Quando i miei genitori si sono offerti di aiutarci ad acquistare un appartamento, sono stata felicissima. Sembrava l’inizio perfetto per la nostra vita familiare.
Ponevano una condizione ragionevole: i genitori del mio futuro marito avrebbero dovuto contribuire con la loro parte. Avevano i mezzi, avendo da poco venduto una proprietà ereditata.
Ma il padre inaspettatamente rifiutò:
— Abbiamo altri figli, non possiamo aiutare tutti.
I miei genitori hanno risolto rapidamente la questione da soli: hanno acquistato l’appartamento a loro nome, promettendo di cederlo in seguito a me come regalo. Tutto sembrava andare per il verso giusto.
Ma da quel momento, tutto ha cominciato ad andare storto. Quando la conversazione si è spostata sulla ristrutturazione, il mio fidanzato ha detto:
— Non è il mio appartamento, perché dovrei investire in quello?
I miei genitori si sono occupati personalmente della ristrutturazione. Mio padre e i miei fratelli lavoravano ogni sera, tagliando, forando, intonacando, mentre mia madre sceglieva piastrelle e tinteggiava.
Una volta completata la ristrutturazione, ho deciso di agire con razionalità.

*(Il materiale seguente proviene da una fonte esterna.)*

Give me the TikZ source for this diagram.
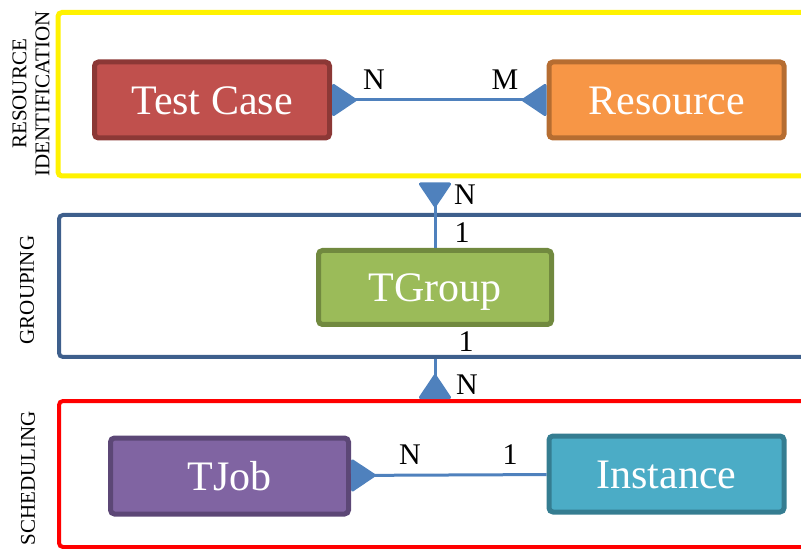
\documentclass[tikz,border=0pt]{standalone}
\usepackage{fontspec}
\setmainfont{Liberation Serif}
\usetikzlibrary{arrows.meta,positioning}
\definecolor{tcred}{HTML}{C0504D}
\definecolor{tcredd}{HTML}{8C3836}
\definecolor{resor}{HTML}{F79646}
\definecolor{resord}{HTML}{B66D31}
\definecolor{tggreen}{HTML}{9BBB59}
\definecolor{tggreend}{HTML}{71893F}
\definecolor{tjpurple}{HTML}{8064A2}
\definecolor{tjpurpled}{HTML}{5C4776}
\definecolor{inaqua}{HTML}{4BACC6}
\definecolor{inaquad}{HTML}{357D91}
\definecolor{grpblue}{HTML}{3E5F8C}
\definecolor{connblue}{HTML}{4F81BD}

\begin{document}
\begin{tikzpicture}[x=0.5pt,y=-0.5pt]
  \tikzset{
    frame/.style={draw, rectangle, rounded corners=2pt, minimum width=385.5pt, inner sep=0pt},
    box/.style={draw, rectangle, rounded corners=2pt, line width=2.5pt, text=white,
      minimum width=117.5pt, minimum height=38pt, text height=14.5pt, text depth=0pt,
      font=\fontsize{21}{25}\selectfont},
    side/.style={rotate=90, align=center, font=\fontsize{10.5}{11.5}\selectfont},
    card/.style={font=\fontsize{15}{18}\selectfont, inner sep=0pt},
    crow/.tip={Triangle[reversed, length=13pt, width=17pt, round]},
    line/.style={draw, connblue, line width=1.5pt},
  }
  \path[use as bounding box] (0,0) rectangle (801,549);
  \clip (0,0) rectangle (801,549);

  % layers
  \node [frame, draw=yellow, line width=2.5pt, minimum height=81.75pt] (ident) at (443.5,94.25) {};
  \node [frame, draw=grpblue, line width=2pt, minimum height=71pt] (grp) at (444.5,286) {};
  \node [frame, draw=red, line width=2pt, minimum height=73pt] (sched) at (444.5,474) {};
  \node [side] (lident) at (31,94) {RESOURCE\\IDENTIFICATION};
  \node [side] (lgrp) at (27,290) {GROUPING};
  \node [side] (lsched) at (28,478) {SCHEDULING};

  % entities
  \node [box, fill=tcred, draw=tcredd] (tc) at (212,100) {Test Case};
  \node [box, fill=resor, draw=resord, right of=tc, node distance=227.25pt] (res) {Resource};
  \node [box, fill=tggreen, draw=tggreend, minimum width=116.5pt, minimum height=37pt] (tg) at (435,287.5) {TGroup};
  \node [box, fill=tjpurple, draw=tjpurpled, minimum width=119pt] (tj) at (229.5,476) {TJob};
  \node [box, fill=inaqua, draw=inaquad, right of=tj, node distance=218.5pt, yshift=1pt] (inst) {Instance};

  % relations
  \path [line, {crow}-{crow}] (tc) -- (res);
  \path [line, {crow}-, shorten <=2pt] (ident.south -| tg.north) -- (tg.north);
  \path [line, -{crow}] (grp.south -| tg.south) -- (sched.north -| tg.south);
  \path [line, {crow}-] (tj) -- (inst);

  \node [card] (ntc) at (374,80) {N};
  \node [card] (mres) at (505,80) {M};
  \node [card] (nident) at (465,195) {N};
  \node [card] (otg) at (462,233) {1};
  \node [card] (otgb) at (466,342) {1};
  \node [card] (nsched) at (467,385) {N};
  \node [card] (ntj) at (410,455) {N};
  \node [card] (oinst) at (510,455) {1};
\end{tikzpicture}
\end{document}
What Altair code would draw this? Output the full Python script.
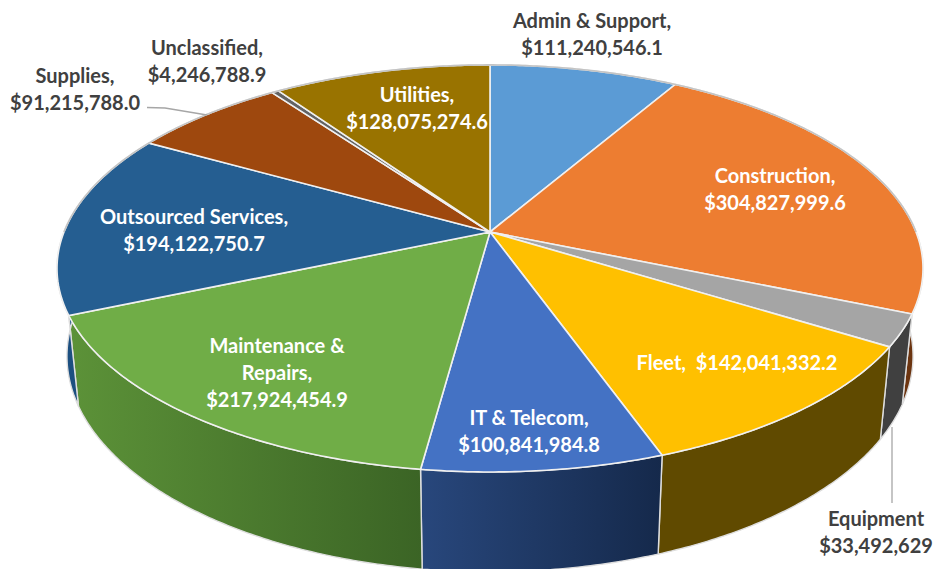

Arredare l’appartamento sarebbe stata una responsabilità condivisa. I miei genitori avevano promesso di comprare la cucina e i miei fratelli avevano regalato i mobili per la camera da letto. Al mio fidanzato non restava che arredare il soggiorno e il corridoio.
— Guadagni bene, — dissi con calma. — Questo sarà il tuo contributo alla nostra futura casa.
Ma la sua risposta mi colpì come un colpo al cuore:
— Perché dovrei arredare il tuo appartamento? Dovrei semplicemente darti tutto il mio stipendio?
Era come se non lo riconoscessi. Dov’era l’uomo premuroso e perbene con cui avevo trascorso tre anni felici?
I miei genitori erano scioccati. Non capivano perché il mio fidanzato fosse così sensibile a tutto ciò che riguardava l’appartamento. Ma io continuavo a credere in lui.
Col tempo, le discussioni sono diventate parte della nostra vita quotidiana.
Le sue richieste si facevano sempre più insistenti: che l’appartamento fosse intestato a entrambi, che lui fosse registrato lì. Ogni volta cercavo di spiegare che l’appartamento era un regalo dei miei genitori e che avevano il diritto di farne ciò che volevano.
Ma questo non lo calmò. A un certo punto, gli dissi:
— Se la pensi così, forse non dovremmo sposarci?
La sua risposta mi è sembrata una pugnalata alla schiena:
— Neanch’io lo voglio.
Smettemmo di parlarci per una settimana. Per primo si scusò:
— Mi dispiace, erano tutte emozioni. Mi sbagliavo.
Pensavo che tutto si potesse risolvere. Ricominciammo a frequentarci, ma i vecchi problemi riaffiorarono rapidamente. Il mio fidanzato ricominciò a parlare del suo risentimento:
— Pensi che io sia povero e indegno perché non vuoi condividere l’appartamento.
Ho cercato di mantenere la calma e ho proposto di parlare della cosa con calma. Ma dentro di me sentivo che non era più amore: era una lotta per il territorio.
Ora continua a mandarmi messaggi, ricordandomi del matrimonio imminente, ma non riesco a provare alcuna gioia. Le sue parole: “Perché dovrei far parte di questa famiglia se niente mi appartiene?” mi risuonano ancora nella mente.
Dovrei sposare una persona così? O mi ha appena mostrato chi è veramente?